380,000 payments were compromised by the BA data breach.
British Airways has warned customers that around 380,000 card payments on its website and app were compromised during a 15-day data breach. Here is what to do if you think you have been affected.
Which payments were affected?
The BA data breach relates to bookings made between 10.58pm on August 21 and 9.45pm on September 5.
What data was compromised?
The airline says personal and financial details of customers making bookings over the period were compromised. No passport or travel details were stolen.
I made a booking then, what should I do?
BA said it is in the process of contacting all affected customers. The airline is advising those customers to contact their bank or card provider and follow their advice.
Will I have to get a new card?
Some customers have complained of having to cancel cards as a result of the breach. The airline said customers affected by the BA data breach should follow their bank or provider’s recommended advice.
I’m a BA customer but I did not book a ticket over the affected period
The airline said the incident has been resolved and all systems are working normally. Customers due to travel can check in online as normal.

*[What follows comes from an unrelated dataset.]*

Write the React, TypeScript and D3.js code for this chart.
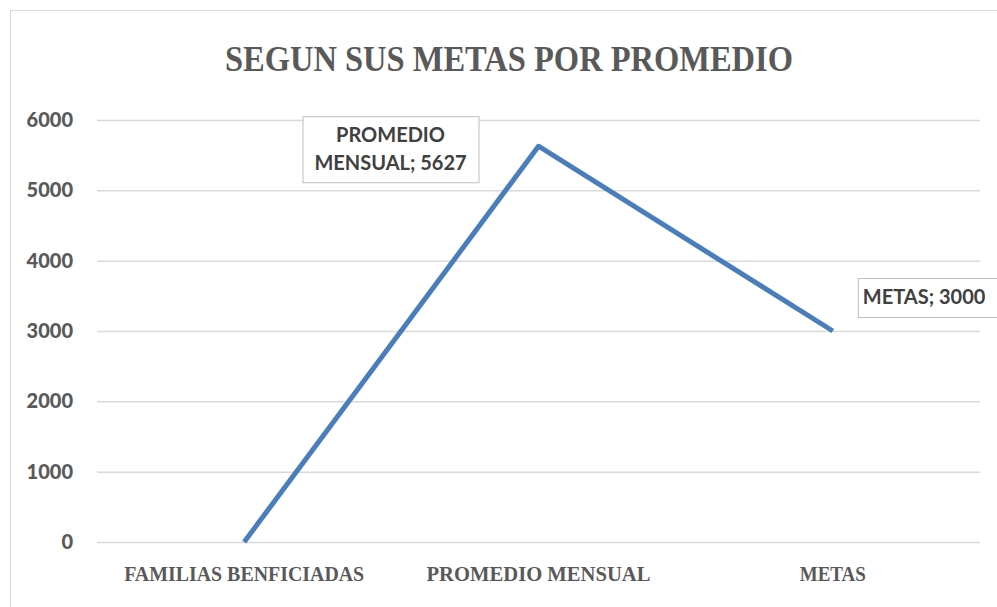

How about future bookings?
Future bookings will not be affected, BA said.
So what actually happened?
British Airways had to notify police after the theft of customer data from its website and mobile app.
Hackers managed to obtain the personal and financial details of customers who made bookings on its website or app from 10.58pm on August 21 until 9.45pm on September 5.
Alex Cruz, British Airways’ chairman and chief executive, said: “We are deeply sorry for the disruption that this criminal activity has caused. We take the protection of our customers’ data very seriously.”
The National Crime Agency said it was aware of the data breach affecting British Airways and was consulting with partners, including the National Cyber Security Centre, to assess the best course of action.
A spokesman for the Information Commissioner’s Office said they would be making inquiries about the data theft.
Alex Neill of Which? said: “Anyone concerned they could be at risk of fraud should consider changing their online passwords, monitor bank and other online accounts and be wary of emails regarding the breach as scammers may try and take advantage of it.”